Latest project: browsing Leon County, Florida deeds. I am doing this both to fill out some information on William and Kenneth Bembry, and because I know that my ancestor, Thomas spent some time there.
Kenneth Bembry’s property records are complicated to say the least. This is the first time I have run into deeds that involve transactions between three people! In one case, the original owners are “not to be found” and Kenneth snapped up their land. Quite the smooth operator.
But, this deed seems pretty simple to me.
This indenture made and entered into this sixth day of December 1832 between Fanny Williams a free woman of color of the County of Leon in the Territory of Florida of the one part and Kenneth Bembry of the same county and territory of the other part witnesseth
that the said Fanny Williams mother and natural guardian of William Williams a minor aged about eight years doth hereby bind and indebt to the said Kenneth Bembry the aforesaid William Williams to learn the art and mystery of farming and planting hereby releasing and renouncing to the said William which she the said Fanny lawfully has a right to exercise for and during the period of his minority
And the said Bembry on his part hereby agree and bind himself to teach the said William the art and mystery of planting and farming; and also to give the said William art the expiration of his apprenticeship a new set of clothes, a poney and saddle + bridle and generally to perform all the duties legally required from a master toward an apprentice
Fanny X Williams (her mark)
Kenneth Bembry
Signed sealed and delivered in the presence of
D M Raeny (clerk of the court)
James Cameron– as to farming
Kenneth Bembry, owner of a large farm with many enslaved workers, did not need more eight year old farmers on his plantation. And I am pretty sure none of his other workers got a “poney and saddle + bridle” for working in the fields!

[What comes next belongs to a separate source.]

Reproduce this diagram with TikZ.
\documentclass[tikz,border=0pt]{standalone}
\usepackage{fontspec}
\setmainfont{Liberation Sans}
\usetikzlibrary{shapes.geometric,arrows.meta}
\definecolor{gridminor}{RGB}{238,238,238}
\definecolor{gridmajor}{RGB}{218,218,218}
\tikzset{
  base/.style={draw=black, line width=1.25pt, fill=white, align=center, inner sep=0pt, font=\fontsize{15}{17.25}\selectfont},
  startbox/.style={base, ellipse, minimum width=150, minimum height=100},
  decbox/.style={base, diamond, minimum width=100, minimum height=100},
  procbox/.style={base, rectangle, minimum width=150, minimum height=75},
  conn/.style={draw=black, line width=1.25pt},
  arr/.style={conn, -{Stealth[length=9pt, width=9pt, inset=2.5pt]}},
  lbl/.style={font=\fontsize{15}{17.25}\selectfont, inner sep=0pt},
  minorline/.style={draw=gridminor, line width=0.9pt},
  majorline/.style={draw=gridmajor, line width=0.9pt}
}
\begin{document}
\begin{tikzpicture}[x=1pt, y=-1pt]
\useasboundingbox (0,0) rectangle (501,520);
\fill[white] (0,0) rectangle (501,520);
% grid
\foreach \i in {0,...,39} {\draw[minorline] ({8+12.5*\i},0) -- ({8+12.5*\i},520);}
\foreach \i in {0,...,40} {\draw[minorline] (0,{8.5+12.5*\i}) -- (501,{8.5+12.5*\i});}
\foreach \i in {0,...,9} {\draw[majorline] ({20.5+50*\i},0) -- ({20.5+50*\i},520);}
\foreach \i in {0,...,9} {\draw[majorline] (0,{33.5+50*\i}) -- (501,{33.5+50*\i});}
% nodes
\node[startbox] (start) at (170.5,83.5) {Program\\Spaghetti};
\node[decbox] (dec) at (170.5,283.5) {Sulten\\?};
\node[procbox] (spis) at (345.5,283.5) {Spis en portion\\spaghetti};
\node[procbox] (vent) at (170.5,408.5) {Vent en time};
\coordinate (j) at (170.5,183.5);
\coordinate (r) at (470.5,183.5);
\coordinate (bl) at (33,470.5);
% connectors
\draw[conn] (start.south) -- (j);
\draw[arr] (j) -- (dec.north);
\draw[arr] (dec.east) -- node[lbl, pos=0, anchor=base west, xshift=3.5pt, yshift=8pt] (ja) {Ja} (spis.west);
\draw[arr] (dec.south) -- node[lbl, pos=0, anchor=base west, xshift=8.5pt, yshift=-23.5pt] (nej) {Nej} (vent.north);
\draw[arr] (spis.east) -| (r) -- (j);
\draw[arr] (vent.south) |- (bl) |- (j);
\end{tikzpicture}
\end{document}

James Cameron was likely Kenneth’s overseer, charged with teaching William how to have some kind of supervisory role on one of Kenneth’s farms in the future, probably the best option available to a free man of color in the south at that time.
I’m going to go out on a limb and say that William was Kenneth’s son by a Fanny Williams, a free woman of color in Tallahassee who knew how to look out for her kid. Good for her!